When applied to cybersecurity—and XDR specifically—these models can identify subtle patterns in user behavior, network traffic, or system activities that may indicate a threat, even if it hasn’t been seen before.
Why XDR Needs Deep Learning
XDR platforms collect and normalize telemetry from diverse security layers: endpoints, servers, cloud workloads, network packets, email systems, and identity providers. This data is incredibly rich but also extremely noisy. Traditional detection approaches—like signature matching or static rules—are simply not enough to surface advanced persistent threats (APTs), insider threats, or zero-day exploits hidden within this deluge of information.
Deep learning addresses these limitations in several key ways:
1. Behavior-Based Detection Over Signatures
Signatures detect known threats. But what about new or mutated variants? Deep learning models learn the behavior of malware or attackers by analyzing sequences of events—allowing them to flag suspicious activities even if the underlying threat has never been cataloged.
2. Anomaly Detection at Scale
By training on normal user and system behavior, deep learning can recognize deviations that may indicate a breach or misuse. Importantly, this isn’t just about one-off anomalies—but contextual anomalies that occur across time, systems, and users. XDR’s holistic view provides the perfect data foundation for this.
3. Contextual Correlation Across Domains
Advanced attacks often involve lateral movement, privilege escalation, or command-and-control communications—activities that span multiple layers.
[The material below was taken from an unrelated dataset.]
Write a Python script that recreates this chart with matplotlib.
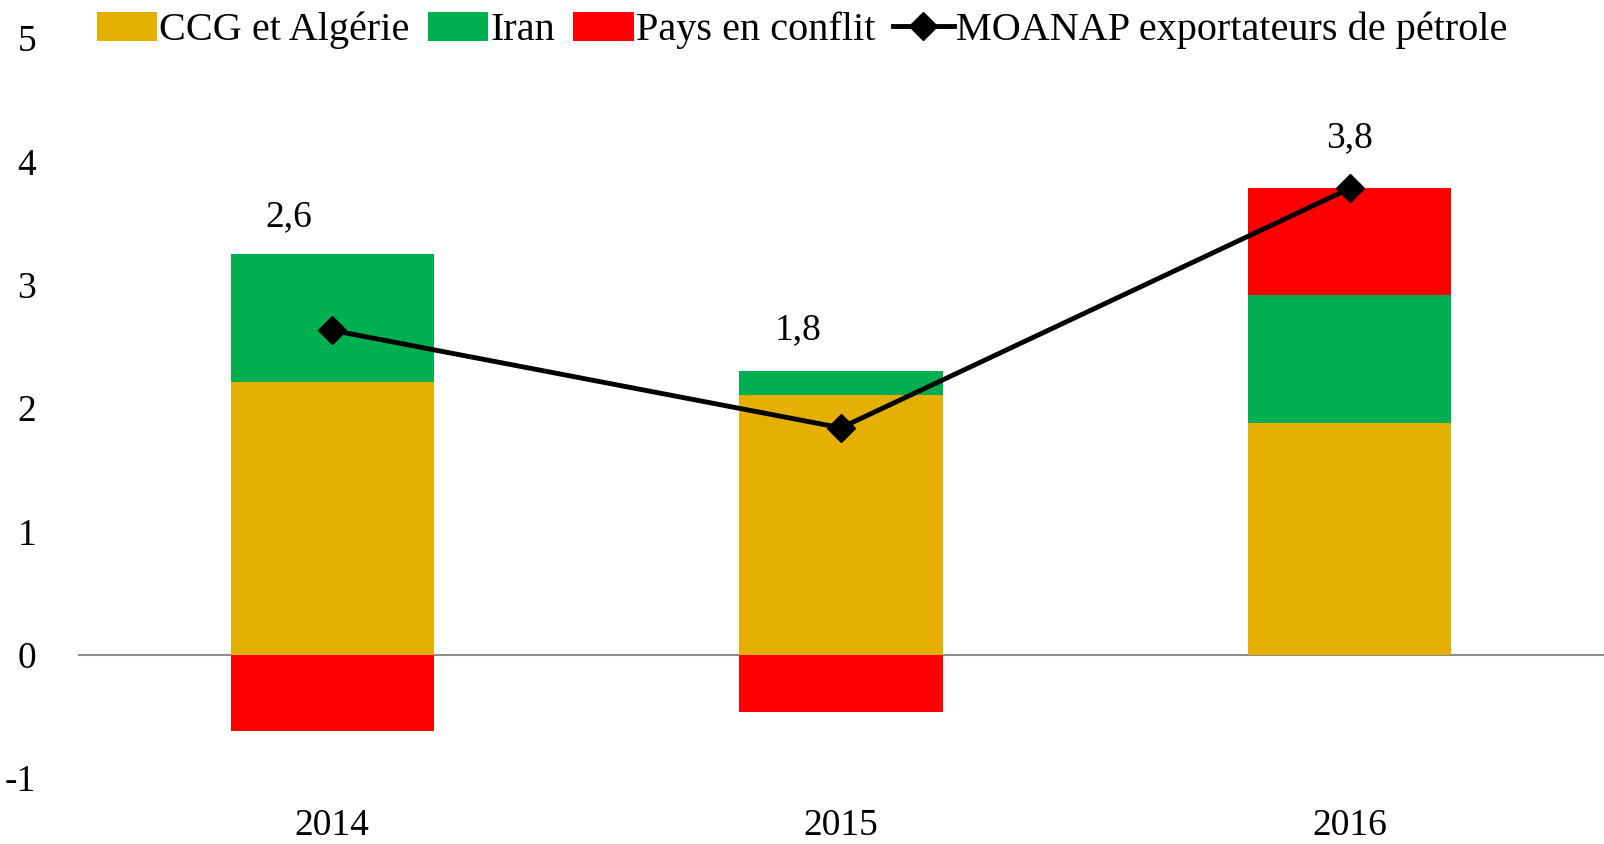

Deep learning models can ingest multi-modal data from XDR and correlate disparate events to recognize complex kill chains.
4. Continuous Learning
With reinforcement learning and self-supervised techniques, deep learning models in XDR can evolve over time, adapting to new environments, threat tactics, and business use cases—without relying entirely on human re-training.
How Deep Learning Is Used in XDR Platforms
Here are some of the practical implementations of deep learning within modern XDR solutions:
1. Threat Classification and Prioritization
Deep learning models can automatically classify alerts by severity and context. Instead of overwhelming analysts with hundreds of low-confidence detections, XDR with deep learning elevates the most critical, context-rich incidents—reducing alert fatigue and enabling faster triage.
Example: A suspicious PowerShell script running on an endpoint may not be flagged in isolation. But if a model sees a corresponding identity switch, unusual network beaconing, and rare file access within minutes, it can raise a high-confidence, prioritized alert.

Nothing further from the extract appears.